[Start DATASET EXCERPT]

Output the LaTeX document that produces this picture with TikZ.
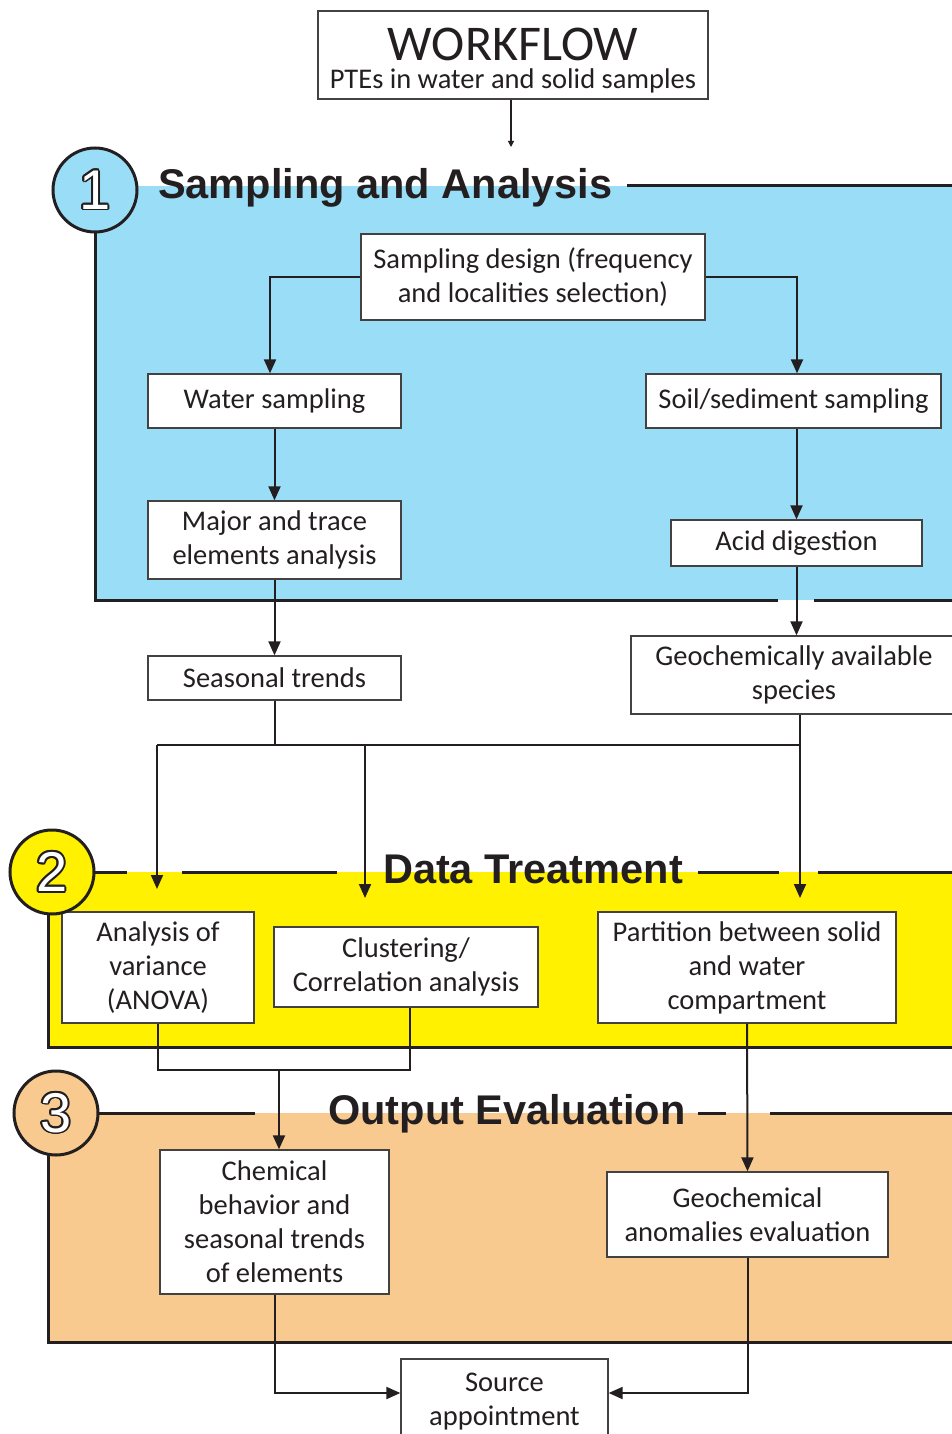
\documentclass[tikz,border=0pt]{standalone}
\usepackage{fontspec}
\setmainfont{Carlito}
\newfontfamily\headfont{Liberation Sans}
\usetikzlibrary{arrows.meta,calc}
\definecolor{ink}{HTML}{231F20}
\definecolor{secblue}{RGB}{153,221,247}
\definecolor{secyellow}{RGB}{255,241,0}
\definecolor{secorange}{RGB}{249,202,143}
\newcommand{\outlinedigit}[2]{%
  \foreach \a in {0,22.5,...,337.5}{\node[digit,text=ink] at ($(#1)+(\a:1.7pt)$) {#2};}
  \node[digit,text=white] at (#1) {#2};}
\begin{document}
\begin{tikzpicture}[x=1pt,y=-1pt,
  box/.style={draw=ink!85,line width=1.3pt,fill=white,align=center,inner sep=0pt,
    font=\fontsize{28.5}{34}\selectfont,text=ink},
  conn/.style={draw=ink,line width=2pt},
  arr/.style={conn,-{Triangle[length=14pt,width=12pt]}},
  border/.style={draw=ink,line width=3pt},
  head/.style={font=\headfont\bfseries\fontsize{41.5}{48}\selectfont,text=ink,inner sep=0pt},
  numcirc/.style={circle,draw=ink,line width=3pt,minimum size=84pt,inner sep=0pt},
  digit/.style={font=\headfont\fontsize{56}{60}\selectfont,inner sep=0pt},
  ]
\useasboundingbox (0,0) rectangle (952,1434);
\clip (0,0) rectangle (952,1434);

% section backgrounds
\fill[secblue] (95,186) rectangle (960,600);
\fill[secyellow] (48,872) rectangle (960,1047);
\fill[secorange] (48,1113) rectangle (960,1342);

% section borders
\draw[border] (627,186) -- (960,186);
\draw[border] (95,230) -- (95,600) -- (778,600);
\draw[border] (814,600) -- (960,600);
\draw[border] (91,872) -- (127,872);
\draw[border] (182,872) -- (337,872);
\draw[border] (698,872) -- (779,872);
\draw[border] (818,872) -- (960,872);
\draw[border] (48,912) -- (48,1047) -- (960,1047);
\draw[border] (97,1113) -- (255,1113);
\draw[border] (698,1113) -- (726,1113);
\draw[border] (770,1113) -- (960,1113);
\draw[border] (48,1153) -- (48,1342) -- (960,1342);

% boxes
\node[box,minimum width=390pt,minimum height=88pt] (wf) at (513,55)
  {\rule{0pt}{44pt}{\fontsize{50}{50}\selectfont WORKFLOW}\\[-6pt]PTEs in water and solid samples};
\node[box,minimum width=344pt,minimum height=86pt] (sd) at (533,277)
  {Sampling design (frequency\\and localities selection)};
\node[box,minimum width=253pt,minimum height=54pt] (ws) at (274.5,401) {Water sampling};
\node[box,minimum width=295pt,minimum height=54pt] (ss) at (793.5,401) {Soil/sediment sampling};
\node[box,minimum width=253pt,minimum height=78pt] (mt) at (274.5,540)
  {Major and trace\\elements analysis};
\node[box,minimum width=251pt,minimum height=46pt] (ad) at (796.5,543) {Acid digestion};
\node[box,minimum width=326pt,minimum height=78pt] (gs) at (794,675)
  {Geochemically available\\species};
\node[box,minimum width=253pt,minimum height=44pt] (st) at (274.5,678) {Seasonal trends};
\node[box,minimum width=192pt,minimum height=111pt] (av) at (158,967.5)
  {Analysis of\\variance\\(ANOVA)};
\node[box,minimum width=264pt,minimum height=80pt] (cl) at (406,967)
  {Clustering/\\Correlation analysis};
\node[box,minimum width=298pt,minimum height=111pt] (pb) at (747,967.5)
  {Partition between solid\\and water\\compartment};
\node[box,minimum width=229pt,minimum height=144pt] (cb) at (274.5,1222)
  {Chemical\\behavior and\\seasonal trends\\of elements};
\node[box,minimum width=281pt,minimum height=85pt] (ga) at (747.5,1214.5)
  {Geochemical\\anomalies evaluation};
\node[box,minimum width=207pt,minimum height=86pt] (sa) at (504.5,1402)
  {Source\\appointment};

% helper coordinates
\coordinate (wfend) at (511,147);
\coordinate (hL) at (157,745);
\coordinate (hR) at (800,745);
\coordinate (a1) at (157,889);
\coordinate (a2) at (365,898);
\coordinate (a3) at (800,898);
\coordinate (jb) at (279,1070);

% connectors
\draw[draw=ink,line width=1.2pt,-{Triangle[length=6pt,width=6pt]}] (wf.south -| wfend) -- (wfend);
\draw[arr] (sd.west) -| ([xshift=-4.5pt]ws.north);
\draw[arr] (sd.east) -| ([xshift=3.5pt]ss.north);
\draw[arr] (ws.south) -- (mt.north);
\draw[arr] (ad.north |- ss.south) -- (ad.north);
\draw[arr] (ad.south) -- (ad.south |- gs.north);
\draw[arr] (mt.south) -- (st.north);
\draw[conn] (hL) -- (hR);
\draw[conn] (st.south) -- (st.south |- hL);
\draw[arr] (hL) -- (a1);
\draw[arr] (a2 |- hL) -- (a2);
\draw[arr] (a3 |- gs.south) -- (a3);
\draw[conn] (av.south) |- (jb) -| ([xshift=4pt]cl.south);
\draw[arr] (jb) -- (jb |- cb.north);
\draw[arr] (pb.south) -- (ga.north);
\draw[arr] (cb.south) |- ([yshift=9pt]sa.west);
\draw[arr] (ga.south) |- ([yshift=9pt]sa.east);

% numbered circles
\node[numcirc,fill=secblue] (c1) at (95,190) {};
\outlinedigit{c1.center}{1}
\node[numcirc,fill=secyellow] (c2) at (52,872) {};
\outlinedigit{c2.center}{2}
\node[numcirc,fill=secorange] (c3) at (56,1113) {};
\outlinedigit{c3.center}{3}

% headings
\node[head,anchor=base west] (h1) at (158,199) {Sampling and Analysis};
\node[head,anchor=base] (h2) at (533,883) {Data Treatment};
\node[head,anchor=base] (h3) at (507,1124) {Output Evaluation};
\end{tikzpicture}
\end{document}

[End DATASET EXCERPT]

Only lines with the word "Output" should be collected from the material.

Output the LaTeX document that produces this picture with TikZ.
\node[head,anchor=base] (h3) at (507,1124) {Output Evaluation};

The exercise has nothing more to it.